After parking my cherry red Jeep Wrangler, also known as Misery, half a block away, I swooped back into Mission: Impossible mode to traverse the dangerous domain tucked within the borders of the southern war zone. Gangs proliferated in the poverty-stricken area surrounding the asylum. And the asylum itself, abandoned by the government in the fifties, was now owned by an established biker gang known as the Bandits. For the most part, they were old school, their primary colors reflecting a loyalty to God and country.

I scanned the area, paying special attention to the Bandits’ main house beside the asylum, also known as a Rottweiler den of iniquity—the Bandits loved them some Rottweilers—then I started up the fence as fast as I could. Admittedly, it wasn’t very fast. In all the years I’d trespassed on Bandit turf, the Rottweilers had been out on patrol only a handful of times. The gang usually kept them inside during the day. Praying my luck would hold, yet keeping a weather eye, I clawed and slipped my way to the top of the fence, cringing as the metal wire dug into my fingers. Guys made this stuff look so easy. The only things I liked to scale on a semi-regular basis were those same guys who made this stuff look easy.

Dropping to the other side, I had to stop and regroup, partly to wallow in self-pity and partly to take inventory of my throbbing fingers. Fortunately, they were all present and accounted for. Losing a finger in the line of fence scaling would suck.
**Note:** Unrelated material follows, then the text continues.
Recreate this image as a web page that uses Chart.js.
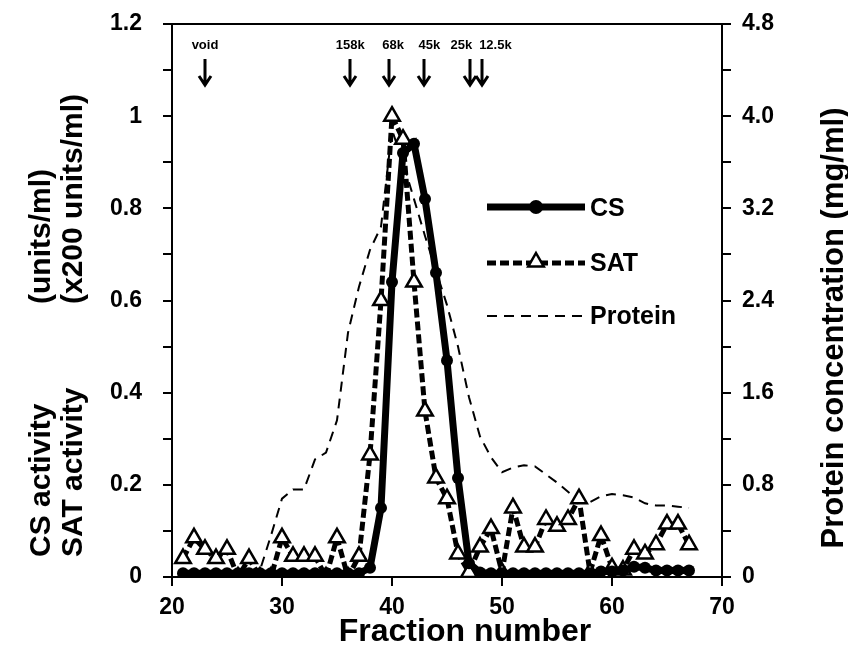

After another quick glance at the house, I dashed to the basement window I’d been using to gain illegal access to the asylum since I was in high school. Abandoned asylums had always been a particular fascination of mine. I toured them—also known as breaking and entering—regularly after accidently discovering this asylum one night when I was fifteen. I’d also discovered Rocket Man that night, a relic from 1950s science fiction, when spaceships looked steam driven and aliens were as unwelcome as communists. And I discovered that Rocket was somewhat of a savant in the fact that he knew the names of every person who had ever died, millions upon millions of names stored in his childlike mind. Which came in really handy at times.

I scooted through the basement window on my stomach and dropped into a somersault, landing on my feet on the cement slab of the basement. ’Cause that’s how I roll.